The Infidel: The Musical | Theatre review by Steve Bennett at the Theatre Royal Stratford East

The Infidel: The Musical

Note: This review is from 2014

Theatre review by Steve Bennett at the Theatre Royal Stratford East

Writing in the programme, The Infidel's creator David Baddiel says that his favourite musicals are all religious ones: Jesus Christ Superstar, Book Of Mormon, Godspell, etc… arguing that song, like comedy, is an obtuse way of addressing topics that society finds hard to talk about.

While it would be hard to put the musical version of The Infidel into the same bracket as those proven hits – certainly on its first incarnation – the show has a great spirit, a few good gags and an intriguing hook, if not quite the satirical sharpness it needs. The highlights come, as you might expect, coming when Baddiel throws the most caution – and taste – to the wind.

If you haven’t seen the original 2010 film version, starring Omid Djalili, the premise is that a semi-observant East London Muslim, Mahmud, discovers that he was adopted, and is actually Jewish by birth. A pedantic rabbi denies him access to his natural father, dying in a Jewish hospice, until he can prove he understands the traditions and the scripture of the faith he was born into. Meanwhile Mahmud’s son wants to marry the step-daughter of a fundamentalist cleric – so the family must be on their most devout Islamic behaviour.
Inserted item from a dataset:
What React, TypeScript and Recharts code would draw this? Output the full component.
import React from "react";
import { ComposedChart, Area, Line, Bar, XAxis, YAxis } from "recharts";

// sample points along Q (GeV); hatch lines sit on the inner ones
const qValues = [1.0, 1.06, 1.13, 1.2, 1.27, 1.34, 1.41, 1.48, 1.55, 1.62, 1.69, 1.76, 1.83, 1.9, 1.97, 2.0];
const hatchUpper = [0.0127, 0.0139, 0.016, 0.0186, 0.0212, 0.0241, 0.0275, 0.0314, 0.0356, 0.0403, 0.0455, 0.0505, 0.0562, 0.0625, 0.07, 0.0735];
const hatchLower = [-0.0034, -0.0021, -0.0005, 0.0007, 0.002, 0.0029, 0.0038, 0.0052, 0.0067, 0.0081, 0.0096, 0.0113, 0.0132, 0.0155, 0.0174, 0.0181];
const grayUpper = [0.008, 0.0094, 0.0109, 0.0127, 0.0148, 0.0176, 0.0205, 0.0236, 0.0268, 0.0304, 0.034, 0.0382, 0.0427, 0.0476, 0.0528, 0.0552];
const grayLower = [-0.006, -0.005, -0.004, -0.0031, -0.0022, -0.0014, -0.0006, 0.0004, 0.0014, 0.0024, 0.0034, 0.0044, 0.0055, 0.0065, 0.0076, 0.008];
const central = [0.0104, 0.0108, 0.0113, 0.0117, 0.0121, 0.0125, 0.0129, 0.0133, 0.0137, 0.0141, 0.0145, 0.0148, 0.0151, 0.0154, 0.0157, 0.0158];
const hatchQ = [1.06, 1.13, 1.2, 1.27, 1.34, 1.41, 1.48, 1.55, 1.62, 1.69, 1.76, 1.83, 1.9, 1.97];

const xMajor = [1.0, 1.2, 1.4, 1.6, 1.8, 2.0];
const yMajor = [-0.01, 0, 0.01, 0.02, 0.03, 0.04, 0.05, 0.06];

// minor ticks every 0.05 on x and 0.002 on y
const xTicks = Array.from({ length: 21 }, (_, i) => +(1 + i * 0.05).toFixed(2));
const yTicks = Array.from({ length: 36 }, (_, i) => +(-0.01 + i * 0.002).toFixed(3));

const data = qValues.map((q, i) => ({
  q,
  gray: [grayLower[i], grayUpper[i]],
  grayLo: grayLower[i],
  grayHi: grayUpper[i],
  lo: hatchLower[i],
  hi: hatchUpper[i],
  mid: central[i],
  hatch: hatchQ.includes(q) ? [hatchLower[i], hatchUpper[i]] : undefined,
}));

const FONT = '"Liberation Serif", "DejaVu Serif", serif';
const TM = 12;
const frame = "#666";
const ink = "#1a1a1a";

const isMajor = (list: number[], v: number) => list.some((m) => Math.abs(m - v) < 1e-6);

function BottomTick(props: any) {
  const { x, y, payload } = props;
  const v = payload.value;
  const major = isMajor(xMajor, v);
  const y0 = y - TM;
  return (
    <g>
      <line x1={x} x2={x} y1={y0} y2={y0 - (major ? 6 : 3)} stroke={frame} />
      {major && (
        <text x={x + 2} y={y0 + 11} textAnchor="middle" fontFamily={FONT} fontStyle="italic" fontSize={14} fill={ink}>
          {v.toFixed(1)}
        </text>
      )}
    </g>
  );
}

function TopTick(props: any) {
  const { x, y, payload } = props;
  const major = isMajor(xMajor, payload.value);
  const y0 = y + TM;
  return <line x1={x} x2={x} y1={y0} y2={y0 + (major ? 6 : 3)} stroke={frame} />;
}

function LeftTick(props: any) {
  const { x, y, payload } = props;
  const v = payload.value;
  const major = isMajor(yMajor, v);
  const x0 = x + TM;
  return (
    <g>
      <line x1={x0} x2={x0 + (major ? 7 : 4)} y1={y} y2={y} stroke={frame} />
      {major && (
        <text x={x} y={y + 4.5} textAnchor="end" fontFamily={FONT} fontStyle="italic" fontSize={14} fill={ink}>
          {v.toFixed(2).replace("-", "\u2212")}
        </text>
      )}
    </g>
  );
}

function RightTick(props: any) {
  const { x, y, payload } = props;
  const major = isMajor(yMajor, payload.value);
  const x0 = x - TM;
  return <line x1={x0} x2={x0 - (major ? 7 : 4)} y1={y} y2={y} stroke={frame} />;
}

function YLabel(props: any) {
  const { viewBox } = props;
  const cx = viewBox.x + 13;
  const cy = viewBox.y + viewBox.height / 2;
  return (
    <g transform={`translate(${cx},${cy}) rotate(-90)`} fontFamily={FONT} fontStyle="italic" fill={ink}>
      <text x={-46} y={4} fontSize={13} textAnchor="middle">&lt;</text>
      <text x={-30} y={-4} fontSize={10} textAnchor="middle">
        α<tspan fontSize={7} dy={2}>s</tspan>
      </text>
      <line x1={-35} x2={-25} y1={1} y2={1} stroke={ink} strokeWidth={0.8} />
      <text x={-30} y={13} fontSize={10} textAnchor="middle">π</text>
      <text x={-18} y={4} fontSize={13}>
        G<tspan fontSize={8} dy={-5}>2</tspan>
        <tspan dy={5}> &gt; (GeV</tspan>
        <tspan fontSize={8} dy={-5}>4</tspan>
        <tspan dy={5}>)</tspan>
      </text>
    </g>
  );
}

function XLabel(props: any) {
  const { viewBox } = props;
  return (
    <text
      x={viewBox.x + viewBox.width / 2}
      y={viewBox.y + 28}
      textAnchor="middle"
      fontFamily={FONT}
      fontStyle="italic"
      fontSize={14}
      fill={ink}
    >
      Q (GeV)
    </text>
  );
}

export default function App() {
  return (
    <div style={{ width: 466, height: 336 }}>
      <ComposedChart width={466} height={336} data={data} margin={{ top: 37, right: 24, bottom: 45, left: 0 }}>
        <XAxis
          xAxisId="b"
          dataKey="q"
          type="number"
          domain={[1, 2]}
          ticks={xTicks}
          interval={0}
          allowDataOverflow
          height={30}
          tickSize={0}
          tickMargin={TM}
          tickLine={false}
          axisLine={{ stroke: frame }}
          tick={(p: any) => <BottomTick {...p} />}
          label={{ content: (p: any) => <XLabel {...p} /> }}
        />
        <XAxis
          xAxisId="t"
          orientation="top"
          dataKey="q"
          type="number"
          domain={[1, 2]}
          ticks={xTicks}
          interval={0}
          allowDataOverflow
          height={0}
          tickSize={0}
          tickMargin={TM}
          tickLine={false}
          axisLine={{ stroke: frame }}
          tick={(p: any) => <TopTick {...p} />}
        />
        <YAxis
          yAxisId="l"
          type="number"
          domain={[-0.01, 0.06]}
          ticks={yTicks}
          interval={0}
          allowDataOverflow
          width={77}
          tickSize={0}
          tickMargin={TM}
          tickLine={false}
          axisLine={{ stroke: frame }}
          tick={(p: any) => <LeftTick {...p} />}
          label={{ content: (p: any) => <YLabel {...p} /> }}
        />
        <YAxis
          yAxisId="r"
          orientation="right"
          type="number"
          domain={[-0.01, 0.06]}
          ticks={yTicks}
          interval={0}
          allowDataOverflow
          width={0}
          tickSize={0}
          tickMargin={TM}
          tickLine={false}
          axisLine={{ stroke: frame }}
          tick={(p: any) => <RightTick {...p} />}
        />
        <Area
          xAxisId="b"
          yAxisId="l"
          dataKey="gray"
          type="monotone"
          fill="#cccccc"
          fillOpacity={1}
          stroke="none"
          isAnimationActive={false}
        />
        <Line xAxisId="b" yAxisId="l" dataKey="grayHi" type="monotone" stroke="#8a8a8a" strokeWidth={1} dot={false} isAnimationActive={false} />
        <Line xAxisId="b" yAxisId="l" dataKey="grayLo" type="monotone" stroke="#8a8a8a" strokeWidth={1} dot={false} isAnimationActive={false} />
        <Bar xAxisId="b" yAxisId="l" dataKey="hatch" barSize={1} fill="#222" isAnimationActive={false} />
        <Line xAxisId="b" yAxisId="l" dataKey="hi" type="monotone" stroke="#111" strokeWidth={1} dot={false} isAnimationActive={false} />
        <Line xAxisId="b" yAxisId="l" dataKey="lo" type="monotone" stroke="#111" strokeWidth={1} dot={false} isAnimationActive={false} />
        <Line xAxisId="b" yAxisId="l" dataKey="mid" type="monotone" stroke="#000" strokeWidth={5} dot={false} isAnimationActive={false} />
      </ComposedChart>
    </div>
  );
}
This entertaining strand is essentially a culture-clash farce, a 1970s ‘oops! the vicar’s coming’ scenario, but the jeopardy ramped up as the C of E prude is replaced with a fire-and-brimstone jihadist. Meanwhile, Mahmud, aka Solly, gets to mock Jewish traits as his screwed-up neighbour, Lenny, introduces him to Jewish culture: from how to put the right level of world-weariness into his ‘oy…’ to a kitsch bar mitzvah among monied, status-orientated suburbanites.

As with the film, the tone is not subversive or inflammatory. The opening song stresses the normality of Mahmud’s existence as he sings: ‘I’m a Muslim don’t despair/I haven’t got a bomb in my underwear.’ It labours the point a bit, and the lyrics aren’t comically ambitious, but sets the scene that these are moderates. But after making such a literal song-and-dance about the topic, a subsequent, and uncharacteristically cheap, throwaway reference to the family’s ‘uncles in Rotherham’ jars, more flippant than the real-life abuse demands.
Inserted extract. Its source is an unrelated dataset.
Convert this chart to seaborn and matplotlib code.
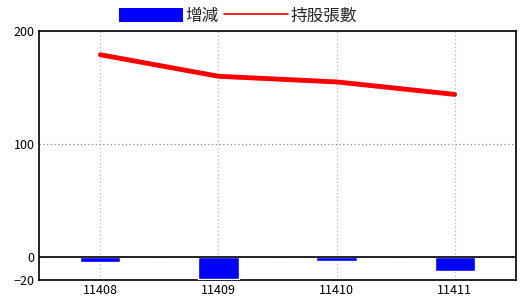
import matplotlib
matplotlib.use("Agg")
import matplotlib.pyplot as plt
import seaborn as sns
import pandas as pd
from matplotlib.patches import Patch
from matplotlib.lines import Line2D

categories = ["11408", "11409", "11410", "11411"]
change = [-4, -19, -3, -12]
holdings = [179, 160, 155, 144]
yticks = [-20, 0, 100, 200]

sns.set_theme(style="white")
plt.rcParams['font.family'] = ['Noto Sans CJK TC', 'DejaVu Sans']

df = pd.DataFrame({"period": categories, "change": change, "holdings": holdings})

fig = plt.figure(figsize=(5.2, 3.0), dpi=100)
ax = fig.add_axes([39/520, 1-280/300, (516-39)/520, (280-31)/300])

sns.barplot(data=df, x="period", y="change", color="#0000ff", saturation=1,
            width=0.34, ax=ax, zorder=3)
sns.pointplot(data=df, x="period", y="holdings", color="#ff0000", markers="",
              linewidth=3.5, ax=ax, zorder=4)

ax.set_xlim(-0.52, 3.52)
ax.set_ylim(-20, 200)
ax.set_yticks(yticks)
ax.set_xlabel("")
ax.set_ylabel("")
ax.tick_params(axis="both", length=0, labelsize=9, colors="black", pad=3)
ax.xaxis.grid(True, linestyle=(0, (1, 2)), color="#9dbcd8", linewidth=0.9)
ax.yaxis.grid(True, linestyle=(0, (1, 2)), color="#888888", linewidth=0.9)
ax.set_axisbelow(True)
ax.axhline(0, color="black", linewidth=1.2, zorder=5)
for s in ax.spines.values():
    s.set_color("black")
    s.set_linewidth(1.2)

handles = [Patch(facecolor="#0000ff", edgecolor="none"),
           Line2D([0], [0], color="#ff0000", linewidth=1.2)]
fig.legend(handles, ["增減", "持股張數"], loc="center",
           bbox_to_anchor=(238/520, 1-16/300), bbox_transform=fig.transFigure,
           ncol=2, frameon=False, fontsize=12, handlelength=3.8, handleheight=0.95,
           handletextpad=0.15, columnspacing=0.35, borderaxespad=0, borderpad=0)

fig.savefig("out.png", dpi=100)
It bristles because Baddiel and Ethan Baron Cohen (whose largely workmanlike melodies here will do little to establish his own fame beyond inevitable tag ‘Sacha’s brother’), usually steer clear of full-on Mel Brooks/South Park/Jerry Springer The Opera-style excess. But they are capable of doing it: the stand-out moments include hate preacher Ashad and his hatchet-faced acolytes skunking to to the Put A Fatwa On It ska, a burqa-clad chorus sassily disco dancing; or the Jewish party enthusiastically claiming celebrities as their own.

In putting the fun into fundamentalism, Baddiel has great sport exploring the notion of identity through a playful anthology of stereotypes… although he wants to have his rugelach and eat it, too – ridiculing the clichés while being entirely dependent on trotting them out. Sometimes he searches for deeper meaning – that disco number, for instance, is about how the mystery of the burqa can be sexy – but mostly he’s happy sending up the familiar through vibrantly-choreographed numbers.

And as with the film, producing a denouement is a challenge as it demands more than that playfulness. While he artfully punctures the ‘love will conquer all’ cliché that could give him a contrived way out, Baddiel instead ends up with some liberal ‘multi-faith nonsense’ speechifying and ultimately relies on a convenient deus ex machina to defeat the evil jihadist.

The script – which runs close to three hours with interval – might benefit from more swingeing edits. Baddiel also co-directs, so might be a little precious about trimming his own sacred lines, but the cast do great credit to it. Musical comedian Kev Orkian, as previously seen on Britain’s Got Talent, is a credible and supremely likeable dolt, stumbling through life with a cheeky London charm, a sort of a Del Goy, if you must. Mina Anwar, best known for The Thin Blue Line, makes for a similarly charismatic everywoman as Mahmud’s wife Saamiya.

On a limited budget, it’s the supporting team that are called on to be the most versatile, however. Melanie Marshall flits between Saamiya’s niqab-wearing, celebrity-obsessed bestie and a stern Jewish-Jamaican (don’t ask…) nurse. Melanie Masson, an X Factor alumnus, gets to power-ballad her way through the role of records office pen-pusher Mrs Keyes (played by Miranda Hart in the film) as well as a showy North London social-climbing Jewess.

They bring to life a script that’s light-hearted, relevant and with the best, most sincere, of intentions – but one would benefit from more finessing ,and more of the songs that pack a punch.

• The Infidel is on at the Theatre Royal Stratford East, and has just announced that the run has been extended until November 15.